» **WHAT YOU WILL DO**: Take the lines from the head of the listing through the one bearing "from matplotlib.transforms import" and copy them exactly, leaving every picture out.

» **RECORD EXCERPTS**:
- - -

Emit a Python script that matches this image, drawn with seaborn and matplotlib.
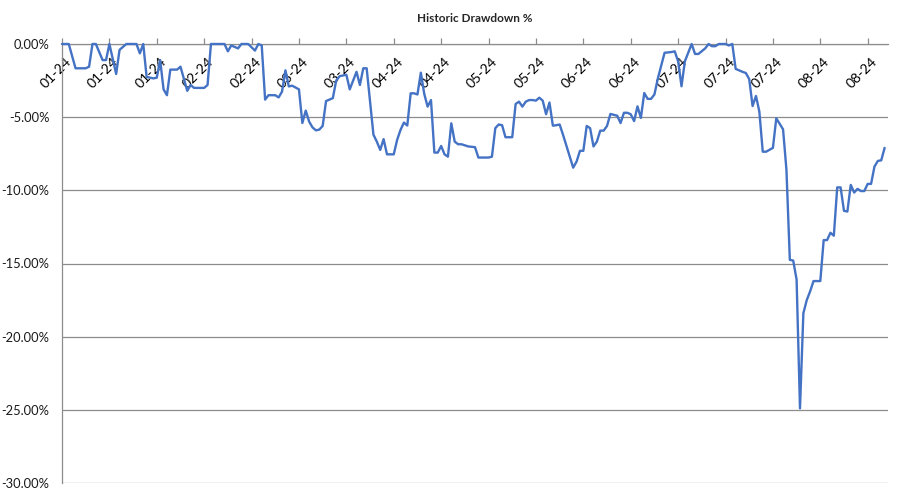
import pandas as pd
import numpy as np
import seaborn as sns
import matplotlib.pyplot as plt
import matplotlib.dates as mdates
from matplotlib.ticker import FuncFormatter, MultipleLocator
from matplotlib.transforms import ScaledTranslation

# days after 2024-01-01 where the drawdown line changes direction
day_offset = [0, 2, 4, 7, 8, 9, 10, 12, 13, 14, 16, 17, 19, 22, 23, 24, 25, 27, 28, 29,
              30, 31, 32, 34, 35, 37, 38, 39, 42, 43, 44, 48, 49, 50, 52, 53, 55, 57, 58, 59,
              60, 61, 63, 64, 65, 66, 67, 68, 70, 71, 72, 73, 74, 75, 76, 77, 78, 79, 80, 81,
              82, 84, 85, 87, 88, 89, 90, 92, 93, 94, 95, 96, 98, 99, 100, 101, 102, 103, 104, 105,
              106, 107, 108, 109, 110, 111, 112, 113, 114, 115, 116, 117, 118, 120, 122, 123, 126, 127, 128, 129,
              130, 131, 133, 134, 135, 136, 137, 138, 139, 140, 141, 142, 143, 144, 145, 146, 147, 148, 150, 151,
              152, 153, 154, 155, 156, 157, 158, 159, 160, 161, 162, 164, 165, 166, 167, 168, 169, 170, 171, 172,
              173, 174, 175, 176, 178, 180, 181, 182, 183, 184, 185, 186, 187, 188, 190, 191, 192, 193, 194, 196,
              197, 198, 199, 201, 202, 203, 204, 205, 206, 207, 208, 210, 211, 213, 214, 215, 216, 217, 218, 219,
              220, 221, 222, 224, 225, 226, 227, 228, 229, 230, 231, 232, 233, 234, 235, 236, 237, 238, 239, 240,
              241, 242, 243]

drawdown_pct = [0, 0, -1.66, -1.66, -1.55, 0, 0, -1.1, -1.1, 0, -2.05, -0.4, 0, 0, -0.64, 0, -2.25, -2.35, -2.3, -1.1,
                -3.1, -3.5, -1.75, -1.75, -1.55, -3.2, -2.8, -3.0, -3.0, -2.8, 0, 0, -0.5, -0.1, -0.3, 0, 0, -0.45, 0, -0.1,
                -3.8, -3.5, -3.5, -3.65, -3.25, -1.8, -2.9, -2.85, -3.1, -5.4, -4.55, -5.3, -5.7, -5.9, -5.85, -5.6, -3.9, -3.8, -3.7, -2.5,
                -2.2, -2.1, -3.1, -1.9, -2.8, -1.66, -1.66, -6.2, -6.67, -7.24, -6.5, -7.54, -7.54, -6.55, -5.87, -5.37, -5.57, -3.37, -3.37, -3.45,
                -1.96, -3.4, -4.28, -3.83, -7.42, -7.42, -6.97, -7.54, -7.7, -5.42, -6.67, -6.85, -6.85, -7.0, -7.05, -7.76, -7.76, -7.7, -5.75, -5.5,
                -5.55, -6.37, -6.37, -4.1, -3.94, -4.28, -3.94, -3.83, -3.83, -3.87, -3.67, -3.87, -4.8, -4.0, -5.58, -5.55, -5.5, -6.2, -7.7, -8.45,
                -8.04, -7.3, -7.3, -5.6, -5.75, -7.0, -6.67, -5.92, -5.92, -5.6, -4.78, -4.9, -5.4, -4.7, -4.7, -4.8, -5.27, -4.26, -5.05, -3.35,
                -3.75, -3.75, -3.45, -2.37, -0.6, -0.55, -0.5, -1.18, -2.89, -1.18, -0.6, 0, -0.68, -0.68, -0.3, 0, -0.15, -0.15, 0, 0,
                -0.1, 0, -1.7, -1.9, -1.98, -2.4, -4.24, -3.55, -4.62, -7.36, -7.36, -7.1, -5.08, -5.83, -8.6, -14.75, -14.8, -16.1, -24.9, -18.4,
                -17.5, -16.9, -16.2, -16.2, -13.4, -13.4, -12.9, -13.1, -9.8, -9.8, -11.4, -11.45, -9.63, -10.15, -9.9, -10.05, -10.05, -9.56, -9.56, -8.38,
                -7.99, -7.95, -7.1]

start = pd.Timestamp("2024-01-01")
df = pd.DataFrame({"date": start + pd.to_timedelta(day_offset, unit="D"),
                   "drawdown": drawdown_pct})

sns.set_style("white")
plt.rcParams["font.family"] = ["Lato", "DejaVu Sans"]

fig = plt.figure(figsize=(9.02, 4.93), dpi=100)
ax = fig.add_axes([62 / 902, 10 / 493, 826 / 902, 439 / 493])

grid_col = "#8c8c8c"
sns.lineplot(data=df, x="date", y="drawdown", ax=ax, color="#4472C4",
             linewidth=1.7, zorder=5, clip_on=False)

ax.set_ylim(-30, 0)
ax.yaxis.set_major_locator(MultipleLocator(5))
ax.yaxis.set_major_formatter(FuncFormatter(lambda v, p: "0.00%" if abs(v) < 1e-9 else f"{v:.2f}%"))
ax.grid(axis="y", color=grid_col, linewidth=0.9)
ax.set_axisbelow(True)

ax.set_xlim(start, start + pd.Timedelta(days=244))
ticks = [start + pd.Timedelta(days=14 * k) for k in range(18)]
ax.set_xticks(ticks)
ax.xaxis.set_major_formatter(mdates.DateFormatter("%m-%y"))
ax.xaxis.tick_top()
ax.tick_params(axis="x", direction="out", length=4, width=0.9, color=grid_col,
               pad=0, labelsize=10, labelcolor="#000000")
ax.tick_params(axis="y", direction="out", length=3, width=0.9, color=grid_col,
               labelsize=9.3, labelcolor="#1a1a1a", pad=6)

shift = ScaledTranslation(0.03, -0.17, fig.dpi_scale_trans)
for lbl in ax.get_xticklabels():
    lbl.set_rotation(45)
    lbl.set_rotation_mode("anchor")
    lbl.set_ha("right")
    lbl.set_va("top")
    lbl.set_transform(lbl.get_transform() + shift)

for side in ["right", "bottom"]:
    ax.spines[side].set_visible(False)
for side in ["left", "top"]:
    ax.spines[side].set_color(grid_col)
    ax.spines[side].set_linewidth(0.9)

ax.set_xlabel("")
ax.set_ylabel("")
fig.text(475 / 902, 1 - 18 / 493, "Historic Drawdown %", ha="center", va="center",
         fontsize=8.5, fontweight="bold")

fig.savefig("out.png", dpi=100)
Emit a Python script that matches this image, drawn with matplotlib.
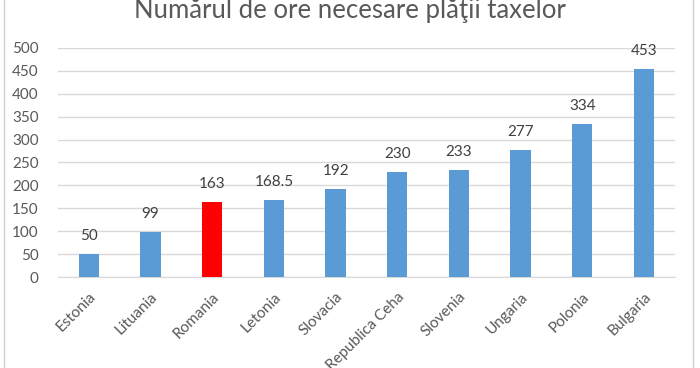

- - -

» **REPLY**:
Emit a Python script that matches this image, drawn with seaborn and matplotlib.
import pandas as pd
import numpy as np
import seaborn as sns
import matplotlib.pyplot as plt
import matplotlib.dates as mdates
from matplotlib.ticker import FuncFormatter, MultipleLocator
from matplotlib.transforms import ScaledTranslation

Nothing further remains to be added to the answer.